As a condition of $1 billion worth of contracts from the New York Port Authority to build the One World Trade Center, Larry Davis, CEO of DCM Erectors, was required to work with minority- and women-owned businesses. The companies Davis claimed to work with were fake.

“The construction work awarded to Davis came with the obligation to employ minority and women-owned businesses, an obligation that Davis shirked and then lied about,” Preet Bharara, U.S. Attorney for the Southern District of New York said. ” We cannot allow major public projects – particularly ones on the sacred World Trade Center site – to be built on a foundation of fraud,” (RELATED: Contractor Busted For ‘Playing The Minority Card’ To Rake In $1 Billion)

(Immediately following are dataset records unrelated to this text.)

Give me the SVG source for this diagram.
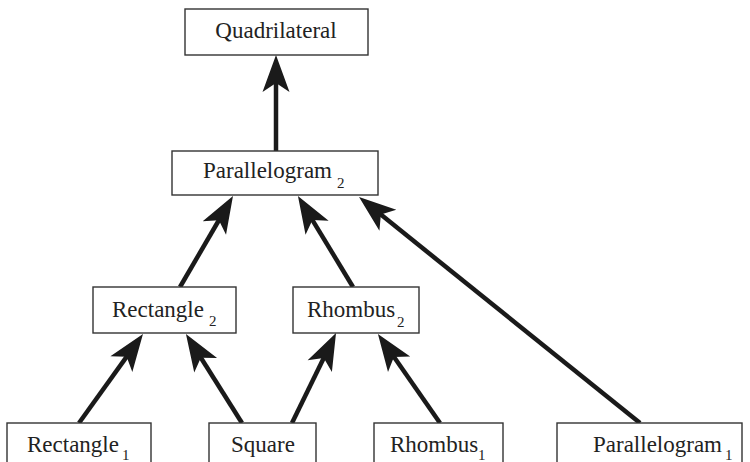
<svg xmlns="http://www.w3.org/2000/svg" width="750" height="462" viewBox="0 0 750 462">
<style>
.box{fill:#fff;stroke:#333;stroke-width:1.4}
.c{stroke:#1a1a1a;stroke-width:4.5;fill:none;marker-end:url(#ah)}
</style>
<defs>
<marker id="ah" markerUnits="userSpaceOnUse" markerWidth="44" markerHeight="40" viewBox="-14 -20 44 40" refX="0" refY="0" orient="auto" overflow="visible">
<path d="M26,0 L-11,-13.5 L-2,0 L-11,13.5 Z" fill="#1a1a1a"/>
</marker>
</defs>
<rect width="750" height="462" fill="#fff"/>
<g id="connectors">
<line class="c" x1="276" y1="151" x2="276" y2="81"/>
<line class="c" x1="180" y1="287" x2="219.9" y2="218.5"/>
<line class="c" x1="353" y1="287" x2="311.4" y2="218.3"/>
<line class="c" x1="640" y1="423" x2="379.3" y2="213.3"/>
<line class="c" x1="79" y1="423" x2="127.8" y2="355.1"/>
<line class="c" x1="242" y1="423" x2="199.8" y2="356"/>
<line class="c" x1="292" y1="423" x2="324.6" y2="356.3"/>
<line class="c" x1="440" y1="423" x2="392.8" y2="355.3"/>
</g>
<g id="quadrilateral">
<rect class="box" x="185" y="9" width="183" height="46"/>
<text x="276" y="38" text-anchor="middle" style="font-family:'Liberation Serif',serif;font-size:23px;fill:#222">Quadrilateral</text>
</g>
<g id="parallelogram2">
<rect class="box" x="172" y="151" width="206" height="44"/>
<text style="font-family:'Liberation Serif',serif;font-size:23px;fill:#222"><tspan x="203" y="178">Parallelogram</tspan><tspan x="337" y="188" style="font-size:15px">2</tspan></text>
</g>
<g id="rectangle2">
<rect class="box" x="93" y="287" width="143" height="46"/>
<text style="font-family:'Liberation Serif',serif;font-size:23px;fill:#222"><tspan x="112" y="317">Rectangle</tspan><tspan x="209" y="326" style="font-size:15px">2</tspan></text>
</g>
<g id="rhombus2">
<rect class="box" x="293" y="287" width="126" height="46"/>
<text style="font-family:'Liberation Serif',serif;font-size:23px;fill:#222"><tspan x="307" y="317">Rhombus</tspan><tspan x="397" y="327" style="font-size:15px">2</tspan></text>
</g>
<g id="rectangle1">
<rect class="box" x="7" y="423" width="144" height="50"/>
<text style="font-family:'Liberation Serif',serif;font-size:23px;fill:#222"><tspan x="27" y="452">Rectangle</tspan><tspan x="122" y="460" style="font-size:15px">1</tspan></text>
</g>
<g id="square">
<rect class="box" x="209" y="423" width="107" height="50"/>
<text x="231" y="452" style="font-family:'Liberation Serif',serif;font-size:23px;fill:#222">Square</text>
</g>
<g id="rhombus1">
<rect class="box" x="374" y="423" width="129" height="50"/>
<text style="font-family:'Liberation Serif',serif;font-size:23px;fill:#222"><tspan x="390" y="452">Rhombus</tspan><tspan x="478" y="460" style="font-size:15px">1</tspan></text>
</g>
<g id="parallelogram1">
<rect class="box" x="557" y="423" width="185" height="50"/>
<text style="font-family:'Liberation Serif',serif;font-size:23px;fill:#222"><tspan x="593" y="452">Parallelogram</tspan><tspan x="725" y="460" style="font-size:15px">1</tspan></text>
</g>
</svg>
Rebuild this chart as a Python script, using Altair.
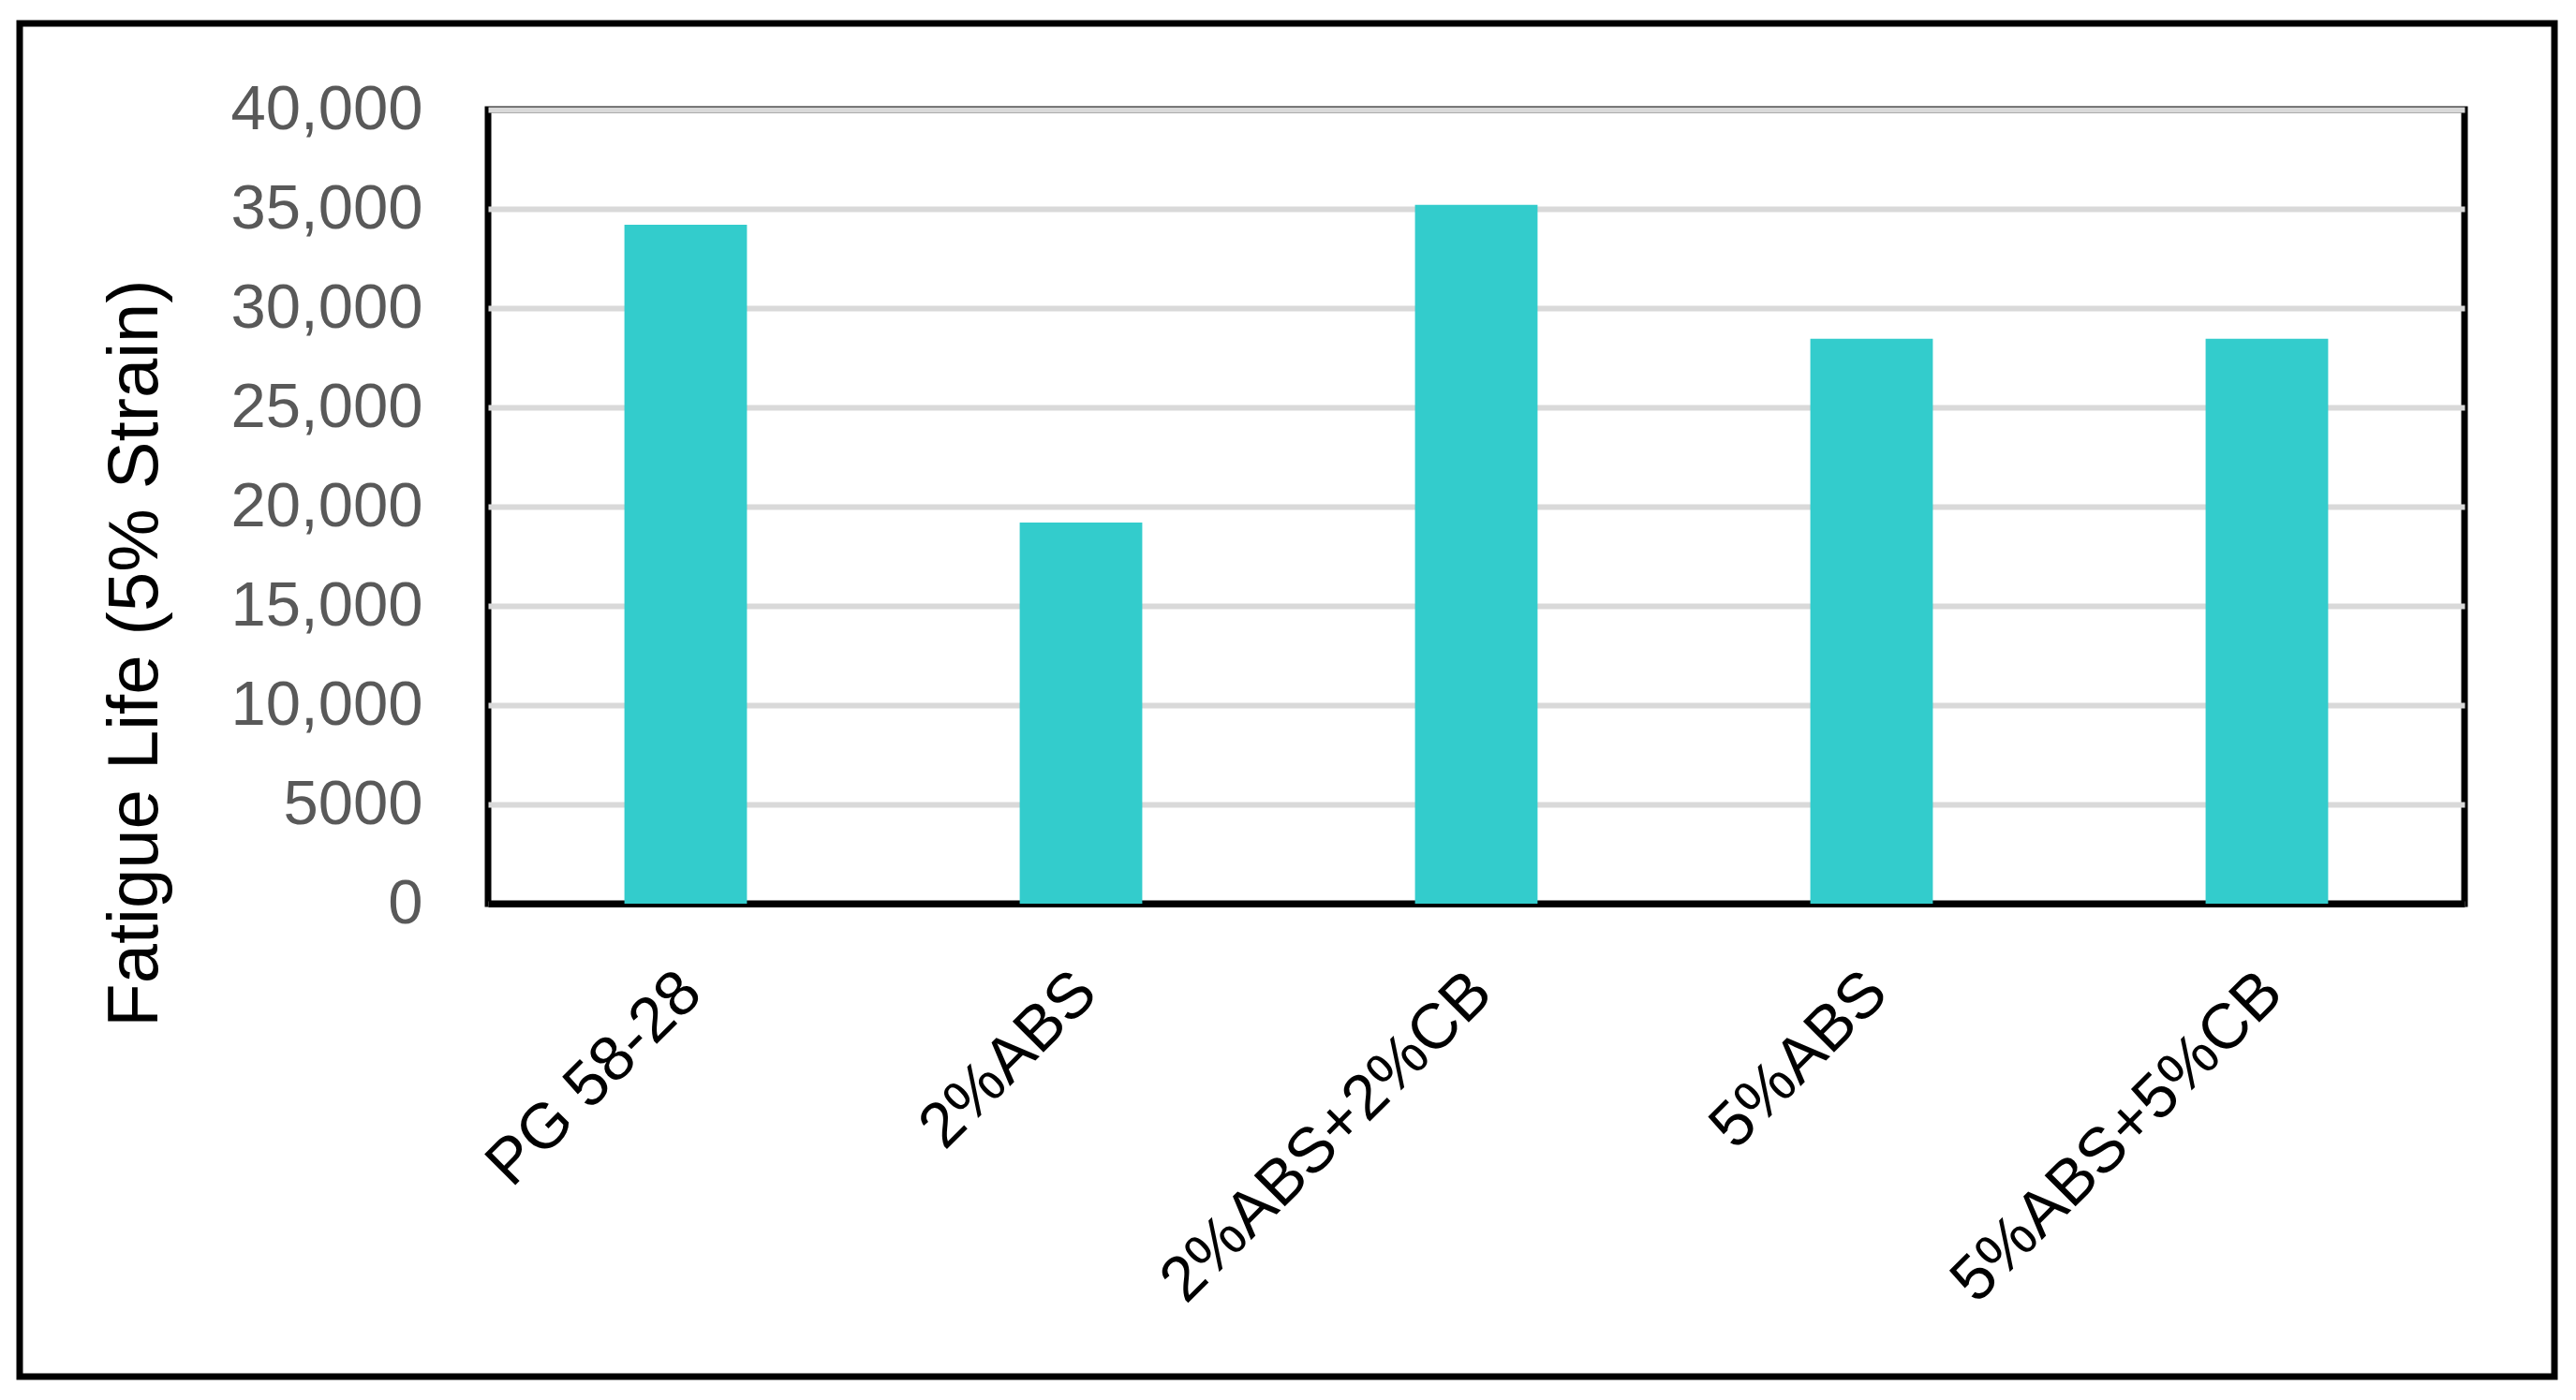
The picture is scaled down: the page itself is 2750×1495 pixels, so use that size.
import altair as alt
import pandas as pd

categories = ["PG 58-28", "2%ABS", "2%ABS+2%CB", "5%ABS", "5%ABS+5%CB"]
values = [34200, 19200, 35200, 28450, 28450]
y_ticks = [0, 5000, 10000, 15000, 20000, 25000, 30000, 35000, 40000]

df = pd.DataFrame({"cat": categories, "val": values})

W, H = 2110, 848

bars = alt.Chart(df).mark_bar(color="#33CCCC").encode(
    x=alt.X("cat:N", sort=categories, title=None,
            scale=alt.Scale(paddingInner=0.69, paddingOuter=0.345),
            axis=alt.Axis(labelAngle=-45, labelFontSize=68, labelColor="#000000",
                          labelFont="Liberation Sans", labelPadding=60, labelOffset=-18,
                          ticks=False, labelLimit=0,
                          domain=True, domainColor="#000000", domainWidth=7, grid=False)),
    y=alt.Y("val:Q", scale=alt.Scale(domain=[0, 40000], nice=False),
            axis=alt.Axis(values=y_ticks, grid=True, gridColor="#d9d9d9", gridWidth=6,
                          domain=False, ticks=False, labelFontSize=67, labelColor="#595959",
                          labelFont="Liberation Sans", labelPadding=70, labelLimit=0,
                          labelExpr="datum.value >= 10000 ? format(datum.value, ',') : format(datum.value, 'd')",
                          title="Fatigue Life (5% Strain)", titleFontSize=76, titleFont="Liberation Sans",
                          titleFontWeight="normal", titleColor="#000000",
                          titleX=-377, titleY=580, titleAngle=270, titleAlign="center",
                          titleBaseline="middle")),
)

border = alt.Chart(alt.Data(values=[{"a": 1}])).mark_rect(
    fill=None, stroke="#000000", strokeWidth=7
).encode(
    x=alt.value(-500), x2=alt.value(2206), y=alt.value(-92), y2=alt.value(1353)
)

chart = alt.layer(border, bars).properties(
    width=W, height=H,
    autosize=alt.AutoSizeParams(type="none"),
    padding={"left": 513, "top": 109, "right": 111, "bottom": 517},
    background="#ffffff",
).configure_view(stroke="#000000", strokeWidth=7)

chart.save("out.html", embed_options={"renderer": "svg", "actions": False})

DCM received about $256 million to work on One World Trade Center in 2007, and around $330 million for construction work on the transportation hub. Davis’s company was tasked with designing and engineering the project, providing steel, and erecting the structures.

The owner of one of the fake companies testified against Davis earlier this month. Johnny Garcia, the Ecuadorian owner of the shell company Solera, said Davis paid him to do “basically nothing … I basically was playing the minority card.”

In fact, 40 percent of Solera is owned by DCM.

Davis also claimed to work with GLS Enterprises, Inc., which appears to be another fake company created to satisfy the woman and minority-owned business requirement. “Even though GLS was nominally independent from DCM and Davis, GLS’s only client and source of revenue was DCM,” the Justice Department said in July.

Gale D’Aloia, the named chairwoman and CEO of GLS, formerly worked for DCM as payroll manager, and continued the same duties under GLS, the court documents found.

Davis faces up to 40 years in prison for two separate counts of wire fraud at his sentencing hearing in November. D’Aloia and Garcia both pleaded guilty to their role in the fraud scheme, and face similar penalties.